Several summer reading initiatives are underway in and around Rochester.

And getting some kids to enjoy reading can be a challenge.

Jeanne Steinbrenner, a children's librarian in Pittsford, says often times kids become frustrated by required reading in school. So she says the trick is to make opening a book fun.

Steinbrenner says that may mean introducing kids to comic books...

"They're short; they are visual,” Steinbrenner says. “Kids that respond to visuals cues just bloom when you give them that, and ‘hey, they're reading.’

Steinbrenner says students may not learn character development or how to develop the empathy part of reading; however, she says “they are honing their skills of reading."

Steinbrenner says this year the Pittsford Community Library's summer program includes 80 minutes a week of reading as well as solving word problems.

Studies show that if kids don't read during the summer break, it can take a month to catch them back up to speed come September.
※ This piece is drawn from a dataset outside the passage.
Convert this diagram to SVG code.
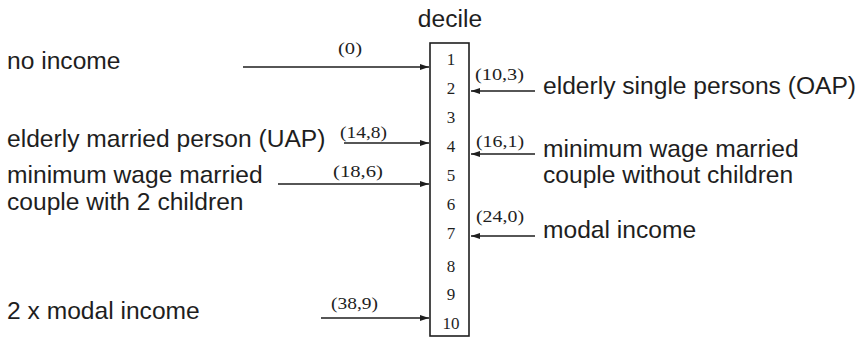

In an effort to help combat this, the Rochester City School District is giving away free ice cream cones, books, and baseball tickets to students who read throughout the summer.

"I'm calling on the community to help us in a very specific way to advance the educational progress of our children."

Vargas says they want parents to encourage their children to read at least 30-minutes everyday until school starts back up again.

The goal is to get 30-thousand city school kids cracking open books over the summer.

A students who voluntarily reads a book can attend the August 22nd game against the Lehigh Valley IronPigs with an adult.

"I will be inviting every family in Rochester and every child to watch a baseball game with me," Vargas says. "And those that have read a book and talk with me about it, we are going to pay for the ticket."

Students who bring a completed RocRead form will receive a free book from the Rochester Educational Foundation, along with two free tickets to the game.

Also, as part of the summer reading program, students who are "caught reading" at a beach, on buses or any other public place will be rewarded with a coupon for a free Abbott's cone.

Vargas says they have many community partners making the program possible. Among them the Rochester business community and the United Way.

The program applies to students in pre-kindergarten through to the 12th grade.